- [Recorded data]:
___
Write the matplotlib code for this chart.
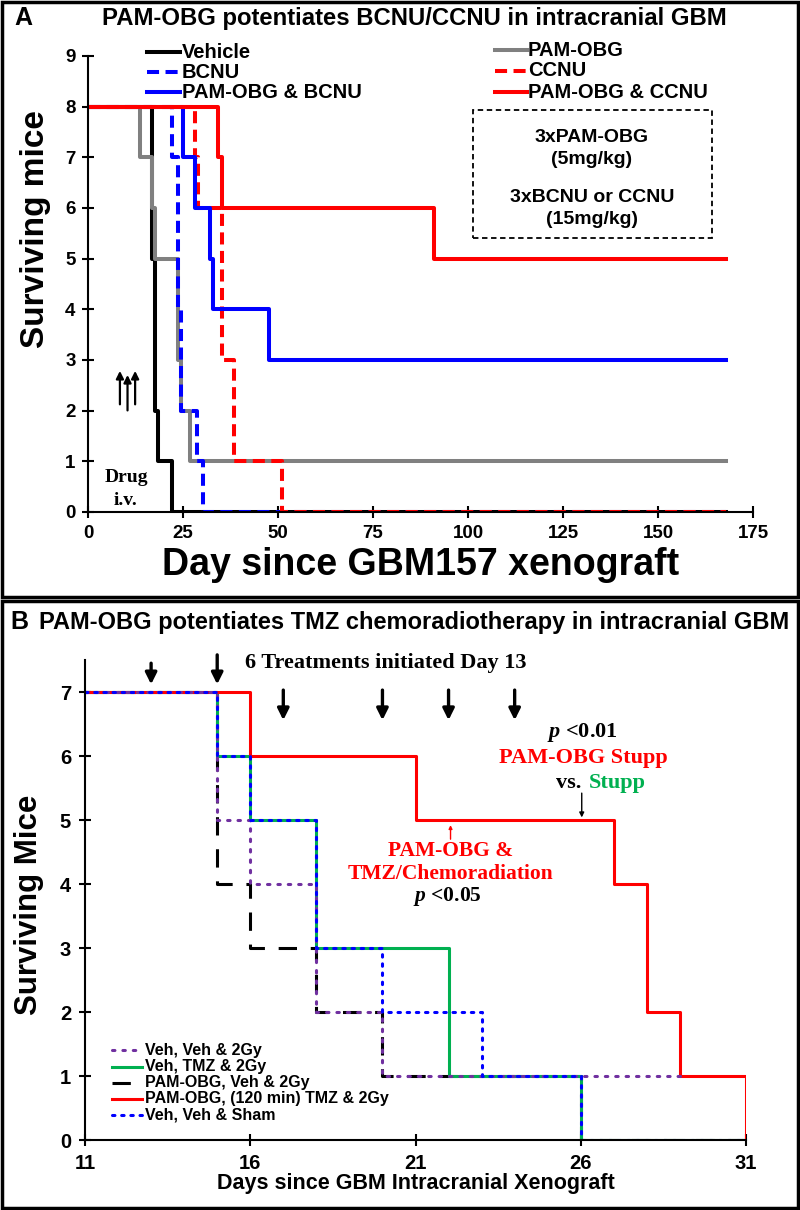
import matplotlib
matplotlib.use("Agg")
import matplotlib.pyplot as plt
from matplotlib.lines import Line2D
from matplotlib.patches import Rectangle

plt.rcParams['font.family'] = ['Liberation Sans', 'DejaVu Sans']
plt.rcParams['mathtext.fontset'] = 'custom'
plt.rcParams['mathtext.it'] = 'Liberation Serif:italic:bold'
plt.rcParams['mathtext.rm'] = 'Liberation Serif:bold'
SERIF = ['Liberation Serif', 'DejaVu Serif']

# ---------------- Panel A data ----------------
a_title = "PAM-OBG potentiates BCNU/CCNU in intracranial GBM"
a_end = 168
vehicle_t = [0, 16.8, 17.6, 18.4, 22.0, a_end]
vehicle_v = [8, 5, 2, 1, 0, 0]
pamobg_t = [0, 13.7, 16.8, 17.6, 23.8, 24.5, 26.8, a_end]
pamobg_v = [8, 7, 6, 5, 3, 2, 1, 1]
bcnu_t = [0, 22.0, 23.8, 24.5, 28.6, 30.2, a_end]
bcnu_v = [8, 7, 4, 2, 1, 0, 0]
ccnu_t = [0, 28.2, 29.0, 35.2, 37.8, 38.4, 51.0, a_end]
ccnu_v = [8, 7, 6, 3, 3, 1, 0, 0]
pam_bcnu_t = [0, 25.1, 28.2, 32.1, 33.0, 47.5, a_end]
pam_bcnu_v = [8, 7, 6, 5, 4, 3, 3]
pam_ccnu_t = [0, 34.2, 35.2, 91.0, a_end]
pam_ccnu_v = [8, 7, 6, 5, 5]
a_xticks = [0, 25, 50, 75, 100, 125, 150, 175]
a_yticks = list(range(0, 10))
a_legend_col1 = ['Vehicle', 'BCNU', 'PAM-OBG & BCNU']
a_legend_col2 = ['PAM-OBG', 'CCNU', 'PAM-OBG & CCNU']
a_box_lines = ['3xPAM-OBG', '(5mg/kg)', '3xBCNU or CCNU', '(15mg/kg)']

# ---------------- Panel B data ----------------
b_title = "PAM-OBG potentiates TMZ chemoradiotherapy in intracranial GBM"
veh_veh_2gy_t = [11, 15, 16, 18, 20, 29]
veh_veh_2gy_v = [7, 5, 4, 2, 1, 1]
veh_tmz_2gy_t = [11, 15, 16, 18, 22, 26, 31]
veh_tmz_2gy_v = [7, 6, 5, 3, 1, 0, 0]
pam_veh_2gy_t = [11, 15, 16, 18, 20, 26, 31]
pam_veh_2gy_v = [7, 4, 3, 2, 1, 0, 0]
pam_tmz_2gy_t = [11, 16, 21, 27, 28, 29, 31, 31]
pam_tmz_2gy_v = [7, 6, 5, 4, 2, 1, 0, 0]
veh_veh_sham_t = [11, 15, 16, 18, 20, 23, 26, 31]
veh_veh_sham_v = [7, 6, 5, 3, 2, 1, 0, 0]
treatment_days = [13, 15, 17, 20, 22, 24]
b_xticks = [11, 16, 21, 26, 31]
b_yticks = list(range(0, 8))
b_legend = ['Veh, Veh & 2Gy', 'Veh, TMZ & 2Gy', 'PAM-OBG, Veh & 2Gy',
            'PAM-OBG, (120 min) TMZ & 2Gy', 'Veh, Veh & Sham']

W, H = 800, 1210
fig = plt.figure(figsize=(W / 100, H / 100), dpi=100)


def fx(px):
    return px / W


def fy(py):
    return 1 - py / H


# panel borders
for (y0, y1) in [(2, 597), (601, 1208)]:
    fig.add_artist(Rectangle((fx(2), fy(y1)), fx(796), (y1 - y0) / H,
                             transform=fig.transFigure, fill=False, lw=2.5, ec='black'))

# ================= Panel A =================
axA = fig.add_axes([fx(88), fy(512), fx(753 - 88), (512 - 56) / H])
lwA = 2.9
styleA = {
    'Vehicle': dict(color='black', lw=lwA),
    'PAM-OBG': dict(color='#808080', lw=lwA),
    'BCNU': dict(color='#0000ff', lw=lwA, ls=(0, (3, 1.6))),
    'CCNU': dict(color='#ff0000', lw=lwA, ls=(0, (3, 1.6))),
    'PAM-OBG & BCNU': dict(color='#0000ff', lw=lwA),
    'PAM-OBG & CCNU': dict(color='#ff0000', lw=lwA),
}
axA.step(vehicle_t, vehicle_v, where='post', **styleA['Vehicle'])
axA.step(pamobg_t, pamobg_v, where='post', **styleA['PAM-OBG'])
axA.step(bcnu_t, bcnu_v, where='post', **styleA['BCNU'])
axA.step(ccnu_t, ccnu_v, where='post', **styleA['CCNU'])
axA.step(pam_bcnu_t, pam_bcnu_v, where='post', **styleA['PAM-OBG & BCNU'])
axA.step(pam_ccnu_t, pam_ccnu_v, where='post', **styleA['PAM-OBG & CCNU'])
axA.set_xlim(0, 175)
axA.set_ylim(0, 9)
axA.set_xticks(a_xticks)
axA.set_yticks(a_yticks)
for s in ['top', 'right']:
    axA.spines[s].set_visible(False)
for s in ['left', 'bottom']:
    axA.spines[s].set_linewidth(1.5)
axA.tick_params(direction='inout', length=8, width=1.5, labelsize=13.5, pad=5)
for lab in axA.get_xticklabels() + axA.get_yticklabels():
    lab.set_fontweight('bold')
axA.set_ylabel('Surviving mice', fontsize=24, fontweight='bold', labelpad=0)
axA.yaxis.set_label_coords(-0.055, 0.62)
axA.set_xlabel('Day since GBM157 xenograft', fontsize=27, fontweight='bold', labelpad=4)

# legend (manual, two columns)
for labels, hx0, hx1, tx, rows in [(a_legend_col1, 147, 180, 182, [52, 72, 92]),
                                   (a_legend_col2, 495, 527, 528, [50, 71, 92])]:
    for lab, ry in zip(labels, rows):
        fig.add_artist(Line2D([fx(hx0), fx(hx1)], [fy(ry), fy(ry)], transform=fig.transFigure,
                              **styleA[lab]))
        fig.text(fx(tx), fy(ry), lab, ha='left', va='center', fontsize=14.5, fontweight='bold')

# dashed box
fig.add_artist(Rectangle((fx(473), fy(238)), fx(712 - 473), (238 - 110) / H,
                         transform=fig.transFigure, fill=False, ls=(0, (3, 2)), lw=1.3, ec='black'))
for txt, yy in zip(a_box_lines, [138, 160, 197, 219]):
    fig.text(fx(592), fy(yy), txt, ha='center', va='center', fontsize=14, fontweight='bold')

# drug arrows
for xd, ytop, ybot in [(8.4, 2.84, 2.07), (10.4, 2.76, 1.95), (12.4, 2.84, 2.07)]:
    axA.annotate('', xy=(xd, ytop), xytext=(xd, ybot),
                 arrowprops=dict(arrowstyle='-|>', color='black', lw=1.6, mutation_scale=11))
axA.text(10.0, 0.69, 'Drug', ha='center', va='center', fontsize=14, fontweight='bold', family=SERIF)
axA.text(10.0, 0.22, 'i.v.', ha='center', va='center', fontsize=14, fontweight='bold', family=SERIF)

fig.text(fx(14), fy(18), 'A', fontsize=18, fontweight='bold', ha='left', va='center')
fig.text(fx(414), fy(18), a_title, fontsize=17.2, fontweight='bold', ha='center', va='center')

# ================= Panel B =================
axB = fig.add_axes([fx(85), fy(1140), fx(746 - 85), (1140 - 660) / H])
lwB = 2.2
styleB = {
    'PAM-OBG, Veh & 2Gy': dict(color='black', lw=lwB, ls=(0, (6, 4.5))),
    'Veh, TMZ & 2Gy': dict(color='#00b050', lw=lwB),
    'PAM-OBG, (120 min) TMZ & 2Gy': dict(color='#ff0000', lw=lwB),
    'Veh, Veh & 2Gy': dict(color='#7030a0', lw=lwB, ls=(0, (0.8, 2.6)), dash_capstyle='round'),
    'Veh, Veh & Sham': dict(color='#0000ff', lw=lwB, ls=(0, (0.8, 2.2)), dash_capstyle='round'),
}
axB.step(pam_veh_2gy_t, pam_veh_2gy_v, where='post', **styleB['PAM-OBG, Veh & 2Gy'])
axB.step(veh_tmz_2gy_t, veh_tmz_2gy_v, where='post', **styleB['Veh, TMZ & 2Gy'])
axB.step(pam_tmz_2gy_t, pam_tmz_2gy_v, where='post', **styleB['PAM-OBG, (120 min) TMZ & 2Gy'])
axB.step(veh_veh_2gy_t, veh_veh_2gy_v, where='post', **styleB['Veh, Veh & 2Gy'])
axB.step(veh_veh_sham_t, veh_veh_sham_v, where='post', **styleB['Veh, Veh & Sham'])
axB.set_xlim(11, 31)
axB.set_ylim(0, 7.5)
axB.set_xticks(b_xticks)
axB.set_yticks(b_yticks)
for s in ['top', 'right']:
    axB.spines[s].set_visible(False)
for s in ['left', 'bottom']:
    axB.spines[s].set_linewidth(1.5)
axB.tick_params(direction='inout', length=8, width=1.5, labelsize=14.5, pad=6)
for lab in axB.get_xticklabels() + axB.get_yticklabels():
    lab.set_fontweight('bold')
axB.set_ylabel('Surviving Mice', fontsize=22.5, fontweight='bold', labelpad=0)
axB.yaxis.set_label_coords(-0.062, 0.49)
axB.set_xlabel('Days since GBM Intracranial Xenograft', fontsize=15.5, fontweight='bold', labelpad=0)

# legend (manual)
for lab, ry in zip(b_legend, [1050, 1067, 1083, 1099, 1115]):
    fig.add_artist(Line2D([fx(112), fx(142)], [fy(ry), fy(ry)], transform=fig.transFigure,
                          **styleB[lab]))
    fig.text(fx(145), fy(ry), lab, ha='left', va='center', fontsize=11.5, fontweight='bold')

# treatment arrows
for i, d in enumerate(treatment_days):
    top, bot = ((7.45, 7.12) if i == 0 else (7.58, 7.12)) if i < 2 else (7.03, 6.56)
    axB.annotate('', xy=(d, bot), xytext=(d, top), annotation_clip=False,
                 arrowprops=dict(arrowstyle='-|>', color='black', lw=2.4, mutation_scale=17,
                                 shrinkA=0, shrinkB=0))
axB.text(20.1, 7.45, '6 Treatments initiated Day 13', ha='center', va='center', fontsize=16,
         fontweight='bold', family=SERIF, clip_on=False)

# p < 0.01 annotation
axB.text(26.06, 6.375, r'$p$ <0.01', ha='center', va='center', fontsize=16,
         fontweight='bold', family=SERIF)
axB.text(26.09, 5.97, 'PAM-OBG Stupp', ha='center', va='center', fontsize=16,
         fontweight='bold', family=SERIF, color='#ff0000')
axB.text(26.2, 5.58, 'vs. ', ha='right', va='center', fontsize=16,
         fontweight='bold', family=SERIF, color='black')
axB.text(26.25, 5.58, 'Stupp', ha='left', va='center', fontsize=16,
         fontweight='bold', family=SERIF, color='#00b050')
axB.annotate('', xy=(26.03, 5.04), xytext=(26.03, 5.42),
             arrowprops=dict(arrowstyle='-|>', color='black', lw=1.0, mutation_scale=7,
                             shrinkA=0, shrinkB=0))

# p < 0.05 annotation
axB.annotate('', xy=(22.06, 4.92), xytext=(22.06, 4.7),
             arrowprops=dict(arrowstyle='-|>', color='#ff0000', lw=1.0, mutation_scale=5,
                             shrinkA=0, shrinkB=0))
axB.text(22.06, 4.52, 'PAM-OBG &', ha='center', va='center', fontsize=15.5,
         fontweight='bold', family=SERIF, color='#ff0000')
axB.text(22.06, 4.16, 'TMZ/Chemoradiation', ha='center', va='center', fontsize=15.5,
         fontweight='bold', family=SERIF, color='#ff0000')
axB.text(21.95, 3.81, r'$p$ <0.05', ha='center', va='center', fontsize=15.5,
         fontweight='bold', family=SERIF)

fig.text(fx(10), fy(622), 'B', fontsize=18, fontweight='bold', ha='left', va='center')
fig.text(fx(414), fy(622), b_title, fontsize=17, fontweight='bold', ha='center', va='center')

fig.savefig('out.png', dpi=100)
___
- [What you have to do]: The lines from the start of the data through the line that contains "a_box_lines = ['3xPAM-OBG', '(5mg/kg)', '3xBCNU" are to be returned exactly, please, with both ends included and every picture left out.

- [The output]:
Write the matplotlib code for this chart.
import matplotlib
matplotlib.use("Agg")
import matplotlib.pyplot as plt
from matplotlib.lines import Line2D
from matplotlib.patches import Rectangle

plt.rcParams['font.family'] = ['Liberation Sans', 'DejaVu Sans']
plt.rcParams['mathtext.fontset'] = 'custom'
plt.rcParams['mathtext.it'] = 'Liberation Serif:italic:bold'
plt.rcParams['mathtext.rm'] = 'Liberation Serif:bold'
SERIF = ['Liberation Serif', 'DejaVu Serif']

# ---------------- Panel A data ----------------
a_title = "PAM-OBG potentiates BCNU/CCNU in intracranial GBM"
a_end = 168
vehicle_t = [0, 16.8, 17.6, 18.4, 22.0, a_end]
vehicle_v = [8, 5, 2, 1, 0, 0]
pamobg_t = [0, 13.7, 16.8, 17.6, 23.8, 24.5, 26.8, a_end]
pamobg_v = [8, 7, 6, 5, 3, 2, 1, 1]
bcnu_t = [0, 22.0, 23.8, 24.5, 28.6, 30.2, a_end]
bcnu_v = [8, 7, 4, 2, 1, 0, 0]
ccnu_t = [0, 28.2, 29.0, 35.2, 37.8, 38.4, 51.0, a_end]
ccnu_v = [8, 7, 6, 3, 3, 1, 0, 0]
pam_bcnu_t = [0, 25.1, 28.2, 32.1, 33.0, 47.5, a_end]
pam_bcnu_v = [8, 7, 6, 5, 4, 3, 3]
pam_ccnu_t = [0, 34.2, 35.2, 91.0, a_end]
pam_ccnu_v = [8, 7, 6, 5, 5]
a_xticks = [0, 25, 50, 75, 100, 125, 150, 175]
a_yticks = list(range(0, 10))
a_legend_col1 = ['Vehicle', 'BCNU', 'PAM-OBG & BCNU']
a_legend_col2 = ['PAM-OBG', 'CCNU', 'PAM-OBG & CCNU']
a_box_lines = ['3xPAM-OBG', '(5mg/kg)', '3xBCNU or CCNU', '(15mg/kg)']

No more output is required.